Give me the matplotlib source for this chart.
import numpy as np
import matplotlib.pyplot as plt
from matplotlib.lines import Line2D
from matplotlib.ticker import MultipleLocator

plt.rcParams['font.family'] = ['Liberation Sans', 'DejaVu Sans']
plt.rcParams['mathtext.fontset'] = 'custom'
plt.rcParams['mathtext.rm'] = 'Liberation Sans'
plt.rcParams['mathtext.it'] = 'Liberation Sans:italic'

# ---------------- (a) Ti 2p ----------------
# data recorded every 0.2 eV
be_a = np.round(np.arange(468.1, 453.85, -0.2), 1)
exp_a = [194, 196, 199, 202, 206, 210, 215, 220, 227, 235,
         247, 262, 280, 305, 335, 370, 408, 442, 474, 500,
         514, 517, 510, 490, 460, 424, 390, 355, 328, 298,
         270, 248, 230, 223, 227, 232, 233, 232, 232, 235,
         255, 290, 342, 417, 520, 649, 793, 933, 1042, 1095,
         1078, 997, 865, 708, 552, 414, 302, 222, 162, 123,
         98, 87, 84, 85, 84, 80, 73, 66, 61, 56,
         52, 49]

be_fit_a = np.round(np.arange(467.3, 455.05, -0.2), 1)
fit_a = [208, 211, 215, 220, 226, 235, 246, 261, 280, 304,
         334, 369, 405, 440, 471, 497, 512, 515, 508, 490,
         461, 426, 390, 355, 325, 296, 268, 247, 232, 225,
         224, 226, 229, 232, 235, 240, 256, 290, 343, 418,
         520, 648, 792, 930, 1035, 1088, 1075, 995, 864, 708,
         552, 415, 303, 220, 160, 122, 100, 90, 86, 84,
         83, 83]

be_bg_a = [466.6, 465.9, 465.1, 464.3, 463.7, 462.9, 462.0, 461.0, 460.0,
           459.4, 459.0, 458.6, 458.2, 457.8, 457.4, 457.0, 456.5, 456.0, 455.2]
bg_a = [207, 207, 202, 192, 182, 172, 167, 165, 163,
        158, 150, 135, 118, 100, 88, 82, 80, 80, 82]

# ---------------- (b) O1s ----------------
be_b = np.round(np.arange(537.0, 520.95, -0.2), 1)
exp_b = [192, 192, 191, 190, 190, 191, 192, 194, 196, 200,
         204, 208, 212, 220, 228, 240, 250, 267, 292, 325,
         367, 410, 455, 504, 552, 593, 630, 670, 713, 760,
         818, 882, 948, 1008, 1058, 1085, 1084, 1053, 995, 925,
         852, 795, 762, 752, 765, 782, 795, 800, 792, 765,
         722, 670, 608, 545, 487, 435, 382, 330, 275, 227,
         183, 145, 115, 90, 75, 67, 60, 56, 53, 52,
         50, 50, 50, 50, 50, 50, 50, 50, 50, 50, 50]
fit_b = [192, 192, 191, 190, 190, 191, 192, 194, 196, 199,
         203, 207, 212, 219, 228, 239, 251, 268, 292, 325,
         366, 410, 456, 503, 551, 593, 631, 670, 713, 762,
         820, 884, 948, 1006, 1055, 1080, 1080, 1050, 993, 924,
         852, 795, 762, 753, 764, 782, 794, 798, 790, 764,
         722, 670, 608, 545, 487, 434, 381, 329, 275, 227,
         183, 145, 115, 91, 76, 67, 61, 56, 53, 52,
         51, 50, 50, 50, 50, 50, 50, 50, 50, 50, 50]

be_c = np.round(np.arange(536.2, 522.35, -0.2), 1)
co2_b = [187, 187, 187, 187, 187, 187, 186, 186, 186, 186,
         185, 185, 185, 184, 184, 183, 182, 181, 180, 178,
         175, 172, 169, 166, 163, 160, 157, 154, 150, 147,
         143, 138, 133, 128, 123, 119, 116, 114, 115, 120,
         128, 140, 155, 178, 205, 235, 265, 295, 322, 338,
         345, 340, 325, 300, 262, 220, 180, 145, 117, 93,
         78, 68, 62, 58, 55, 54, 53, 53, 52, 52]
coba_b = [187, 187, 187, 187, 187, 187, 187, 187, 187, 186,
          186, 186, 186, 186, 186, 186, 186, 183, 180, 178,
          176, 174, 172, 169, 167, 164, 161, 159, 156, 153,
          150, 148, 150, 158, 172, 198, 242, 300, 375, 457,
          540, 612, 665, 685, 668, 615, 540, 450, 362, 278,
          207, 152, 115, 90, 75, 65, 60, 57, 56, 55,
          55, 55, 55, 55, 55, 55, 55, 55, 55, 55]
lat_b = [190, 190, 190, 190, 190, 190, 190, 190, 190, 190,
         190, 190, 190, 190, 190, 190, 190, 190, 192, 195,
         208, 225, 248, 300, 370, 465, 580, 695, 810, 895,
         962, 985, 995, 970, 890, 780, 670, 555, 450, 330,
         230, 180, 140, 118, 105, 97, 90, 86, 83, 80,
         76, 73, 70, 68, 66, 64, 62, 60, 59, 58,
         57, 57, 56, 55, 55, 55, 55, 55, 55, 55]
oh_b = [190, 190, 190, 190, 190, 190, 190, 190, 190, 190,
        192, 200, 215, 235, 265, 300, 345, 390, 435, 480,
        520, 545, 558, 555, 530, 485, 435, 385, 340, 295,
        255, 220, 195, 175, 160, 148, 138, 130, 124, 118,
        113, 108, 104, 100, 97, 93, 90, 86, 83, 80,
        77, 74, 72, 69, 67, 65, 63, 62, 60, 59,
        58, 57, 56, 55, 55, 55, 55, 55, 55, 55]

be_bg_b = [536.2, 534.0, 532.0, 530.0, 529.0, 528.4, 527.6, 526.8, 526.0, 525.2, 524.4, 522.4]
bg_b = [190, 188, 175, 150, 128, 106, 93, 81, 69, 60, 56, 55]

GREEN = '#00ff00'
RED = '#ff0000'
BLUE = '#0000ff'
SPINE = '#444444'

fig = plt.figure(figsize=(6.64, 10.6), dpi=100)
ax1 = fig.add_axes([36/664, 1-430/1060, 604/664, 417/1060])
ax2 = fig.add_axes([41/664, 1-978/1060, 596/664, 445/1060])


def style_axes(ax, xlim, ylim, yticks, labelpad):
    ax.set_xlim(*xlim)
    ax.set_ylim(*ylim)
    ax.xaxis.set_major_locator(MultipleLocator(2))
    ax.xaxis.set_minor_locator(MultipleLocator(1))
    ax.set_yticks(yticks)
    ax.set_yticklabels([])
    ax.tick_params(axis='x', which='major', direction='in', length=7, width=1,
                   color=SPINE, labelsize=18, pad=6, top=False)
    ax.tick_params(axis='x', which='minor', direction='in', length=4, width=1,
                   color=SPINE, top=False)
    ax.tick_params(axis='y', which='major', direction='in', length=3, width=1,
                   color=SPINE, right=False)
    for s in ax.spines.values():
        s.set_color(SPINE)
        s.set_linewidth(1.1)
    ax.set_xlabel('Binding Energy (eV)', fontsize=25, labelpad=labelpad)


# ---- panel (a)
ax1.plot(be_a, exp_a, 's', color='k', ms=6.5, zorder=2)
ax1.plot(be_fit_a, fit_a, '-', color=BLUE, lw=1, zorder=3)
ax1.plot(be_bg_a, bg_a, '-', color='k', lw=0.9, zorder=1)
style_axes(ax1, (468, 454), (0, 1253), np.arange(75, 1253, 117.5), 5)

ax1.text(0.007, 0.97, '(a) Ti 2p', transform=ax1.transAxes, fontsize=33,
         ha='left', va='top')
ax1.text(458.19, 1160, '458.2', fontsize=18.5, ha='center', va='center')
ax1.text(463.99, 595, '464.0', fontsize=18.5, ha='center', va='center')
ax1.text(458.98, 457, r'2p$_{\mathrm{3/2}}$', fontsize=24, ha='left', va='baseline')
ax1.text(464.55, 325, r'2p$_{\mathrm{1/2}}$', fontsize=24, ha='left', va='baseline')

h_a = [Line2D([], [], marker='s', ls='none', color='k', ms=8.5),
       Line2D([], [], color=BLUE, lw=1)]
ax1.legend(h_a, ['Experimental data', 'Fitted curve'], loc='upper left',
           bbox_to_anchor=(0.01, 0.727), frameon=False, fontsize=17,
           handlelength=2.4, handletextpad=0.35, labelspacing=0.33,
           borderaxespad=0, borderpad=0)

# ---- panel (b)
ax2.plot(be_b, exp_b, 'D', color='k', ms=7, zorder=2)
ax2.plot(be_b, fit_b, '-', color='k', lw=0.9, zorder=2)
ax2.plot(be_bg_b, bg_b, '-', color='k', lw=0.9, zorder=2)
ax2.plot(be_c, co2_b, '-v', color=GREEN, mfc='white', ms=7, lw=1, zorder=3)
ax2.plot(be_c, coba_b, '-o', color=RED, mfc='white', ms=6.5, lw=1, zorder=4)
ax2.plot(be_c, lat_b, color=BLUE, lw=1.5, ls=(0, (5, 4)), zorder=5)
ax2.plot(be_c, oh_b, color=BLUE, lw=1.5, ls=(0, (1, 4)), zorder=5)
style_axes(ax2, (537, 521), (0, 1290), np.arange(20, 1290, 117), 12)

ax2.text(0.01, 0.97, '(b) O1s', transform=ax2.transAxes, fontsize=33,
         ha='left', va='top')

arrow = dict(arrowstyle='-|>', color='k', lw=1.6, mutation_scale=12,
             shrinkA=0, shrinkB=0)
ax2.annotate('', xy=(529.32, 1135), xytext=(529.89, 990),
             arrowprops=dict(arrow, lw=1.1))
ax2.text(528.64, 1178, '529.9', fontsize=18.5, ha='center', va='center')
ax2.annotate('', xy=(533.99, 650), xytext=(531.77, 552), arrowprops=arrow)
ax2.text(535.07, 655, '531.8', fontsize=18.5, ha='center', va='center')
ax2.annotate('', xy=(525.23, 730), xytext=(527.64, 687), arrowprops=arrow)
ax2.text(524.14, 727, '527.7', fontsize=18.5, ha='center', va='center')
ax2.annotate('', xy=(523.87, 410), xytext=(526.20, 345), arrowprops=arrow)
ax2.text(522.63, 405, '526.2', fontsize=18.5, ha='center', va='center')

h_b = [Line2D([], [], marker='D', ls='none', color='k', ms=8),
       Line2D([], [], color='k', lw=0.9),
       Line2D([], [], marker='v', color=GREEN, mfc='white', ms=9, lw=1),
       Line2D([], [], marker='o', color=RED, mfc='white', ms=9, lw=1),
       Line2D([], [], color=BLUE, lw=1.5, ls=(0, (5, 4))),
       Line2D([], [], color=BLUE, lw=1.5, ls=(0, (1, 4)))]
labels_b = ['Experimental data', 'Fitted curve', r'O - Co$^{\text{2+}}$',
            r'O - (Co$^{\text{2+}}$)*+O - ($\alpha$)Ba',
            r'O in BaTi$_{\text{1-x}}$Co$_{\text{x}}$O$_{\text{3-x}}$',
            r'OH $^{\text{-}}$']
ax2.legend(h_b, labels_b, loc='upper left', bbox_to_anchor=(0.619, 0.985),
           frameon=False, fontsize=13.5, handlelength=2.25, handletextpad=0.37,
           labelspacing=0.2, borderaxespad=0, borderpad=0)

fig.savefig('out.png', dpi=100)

= = = = =

■ **TASK REQUIREMENTS**:
Begin with the first line of the listing and copy exactly through the line that contains "158, 150, 135, 118, 100, 88, 82, 80, 80, 82]", please, keeping both ends and leaving out everything after.

■ **TASK RESPONSE**:
Give me the matplotlib source for this chart.
import numpy as np
import matplotlib.pyplot as plt
from matplotlib.lines import Line2D
from matplotlib.ticker import MultipleLocator

plt.rcParams['font.family'] = ['Liberation Sans', 'DejaVu Sans']
plt.rcParams['mathtext.fontset'] = 'custom'
plt.rcParams['mathtext.rm'] = 'Liberation Sans'
plt.rcParams['mathtext.it'] = 'Liberation Sans:italic'

# ---------------- (a) Ti 2p ----------------
# data recorded every 0.2 eV
be_a = np.round(np.arange(468.1, 453.85, -0.2), 1)
exp_a = [194, 196, 199, 202, 206, 210, 215, 220, 227, 235,
         247, 262, 280, 305, 335, 370, 408, 442, 474, 500,
         514, 517, 510, 490, 460, 424, 390, 355, 328, 298,
         270, 248, 230, 223, 227, 232, 233, 232, 232, 235,
         255, 290, 342, 417, 520, 649, 793, 933, 1042, 1095,
         1078, 997, 865, 708, 552, 414, 302, 222, 162, 123,
         98, 87, 84, 85, 84, 80, 73, 66, 61, 56,
         52, 49]

be_fit_a = np.round(np.arange(467.3, 455.05, -0.2), 1)
fit_a = [208, 211, 215, 220, 226, 235, 246, 261, 280, 304,
         334, 369, 405, 440, 471, 497, 512, 515, 508, 490,
         461, 426, 390, 355, 325, 296, 268, 247, 232, 225,
         224, 226, 229, 232, 235, 240, 256, 290, 343, 418,
         520, 648, 792, 930, 1035, 1088, 1075, 995, 864, 708,
         552, 415, 303, 220, 160, 122, 100, 90, 86, 84,
         83, 83]

be_bg_a = [466.6, 465.9, 465.1, 464.3, 463.7, 462.9, 462.0, 461.0, 460.0,
           459.4, 459.0, 458.6, 458.2, 457.8, 457.4, 457.0, 456.5, 456.0, 455.2]
bg_a = [207, 207, 202, 192, 182, 172, 167, 165, 163,
        158, 150, 135, 118, 100, 88, 82, 80, 80, 82]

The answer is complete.